Flo TV to Launch Sports Datacasting This Month, as Parent Qualcomm Studies Datacasting for Magazines and Other Opportunities
Some of Qualcomm’s top executives have been suggesting the San Diego wireless technology giant is looking at alternative uses of the 700 MHz spectrum that Qualcomm’s Flo TV has been using since 2007 to broadcast television programming to mobile devices. As we reported last month, Qualcomm Chairman and CEO Paul Jacobs said the number of Flo TV subscribers have not been nearly what the company expected.
At last week’s Uplinq conference, Qualcomm’s Jacobs and Flo TV President Bill Stone lifted the veil a little higher.
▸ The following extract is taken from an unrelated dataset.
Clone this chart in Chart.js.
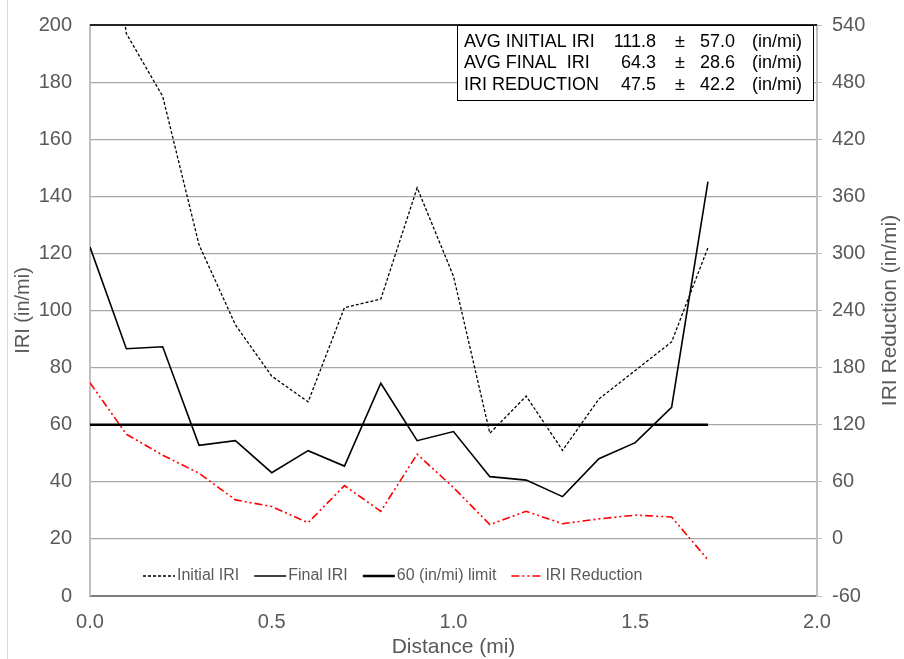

Stone told me Flo TV will begin some sports datacasting on Flo TV this month, while Jacobs outlined how Qualcomm has been studying other ways of using Flo TV’s broadcast spectrum to offload data traffic and ease congestion on cellular networks.
Among other things, Flo TV plans to offer consumers more control over their mobile television broadcast schedule by launching “on-demand” TV programming and other time-shifting services, Stone told me last week. The Flo TV president said Qualcomm also should learn within the next two weeks if it’s getting the license needed to operate its mobile TV service in Japan (with Japanese partner KDDI), and Flo TV eventually plans to launch its mobile TV service in Taiwan, Malaysia, Latin America, and other international markets. Jacobs separately told reporters at a news conference, “We’re getting a lot of traction outside the U.S. for Flo TV.”
Qualcomm is particularly focused on improving Flo TV’s “service and value proposition,” Stone said, by encouraging operators to reduce subscriber costs and by using datacasting to add value to its broadcast services—especially during live coverage of sporting events. By the end of this month, Stone says Flo TV plans to datacast sports stats and “behind-the-game” video interviews with athletes that subscribers can click to access while watching sports coverage.
“We can literally put out gigabytes of data per day,” Stone told me. “There’s a lot of capability.”
Flo TV also sees datacasting opportunities for print media.
As an example, Jacobs said during his Uplinq talk: “Gizmodo recently reported that the iPad version of Wired magazine was about 500 megabytes. So if you think about the cost of supporting those kinds of data transfers on the cellular network, it’s probably similar to buying an old-fashioned printed version of the magazine or book, and mailing it through the postal service. If we use the broadcast network technology like our Flo TV network, we can get that magazine onto your mobile device in a much more cost-effective manner.”